Mapping a future
Published 8:30 am Wednesday, June 17, 2009
Virginia has mapped out its future in connectivity, literally.
Gov. Tim Kaine has unveiled the state’s first broadband availability map. It shows which parts of Virginia currently have high-speed Internet access and which parts don’t. Armed with the data, officials hope to get more of the state wired.
“Affordable high-speed telecommunication services for all citizens are essential to Virginia’s success in the 21st century economy,” Kaine said.
“Franklin Southampton has been hit hard by several business closings and downsizings and unemployment levels are climbing steadily, so the economic distress level grows,” said John Smolak, president of Franklin Southampton Economic Development. “The potential to complete this broadband gap not only makes the overall region more competitive but adds a new dimension to our local economic development efforts. Diversifying the economic base of our region to be competitive for new technology related business development and giving our existing businesses a chance to expand and grow are key factors.”
Broadband has become an important tool for businesses as well as individuals.
“Really, it is no longer a luxury; it’s becoming more like a utility,” said Karen Jackson, director of the state Office of Telework Promotion and Broadband Assistance. “You really can’t do without it.”
Virginia’s broadband availability map was released May 14. It was compiled with data from the state’s Center for Innovative Technology, Virginia Information Technology Agency and more than 25 service providers.
Virginia is among a handful of states that have such a map. Jackson said Virginia is the only state to develop a broadband availability map at no cost to citizens.
For several years, Virginia has been working on expanding broadband to areas without the service. About 700 miles of broadband lines were installed while Mark Warner was governor from 2002 to 2006.
“Broadband access is a priority for my administration, and we intend to build on the successes of the Warner administration,” Kaine said.

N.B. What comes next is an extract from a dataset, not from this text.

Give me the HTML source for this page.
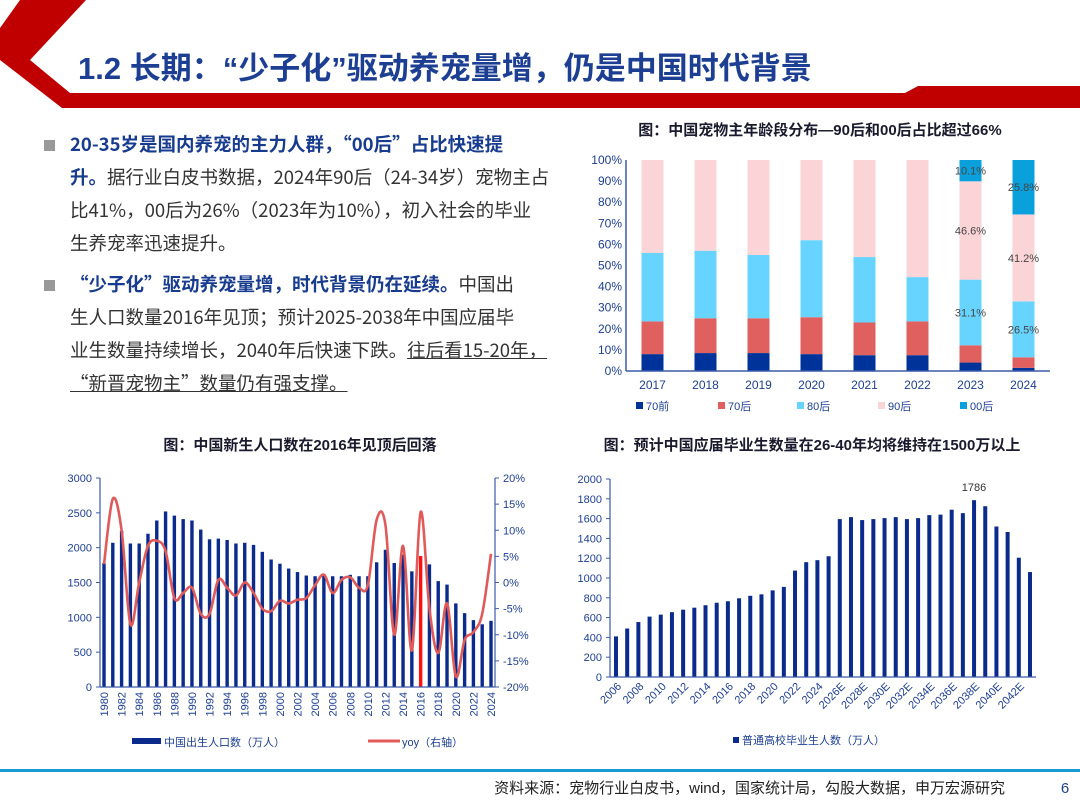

Kaine and other state officials hope the federal government’s economic stimulus plan will help fund Virginia’s broadband expansion projects.
The American Recovery and Reinvestment Act will allocate $7.2 billion toward broadband funding. This month, federal officials plan to release the rules for applying for the stimulus money.
Southampton County Administrator Mike Johnson said once federal funding is secured, the county will take about 18-24 months to put towers in strategic locations to bring wireless service to the majority of the county.
“Access to high-speed Internet is the real equalizer,” he said. “ It would provide enormous opportunities for our citizens to plug into the World Wide Web.”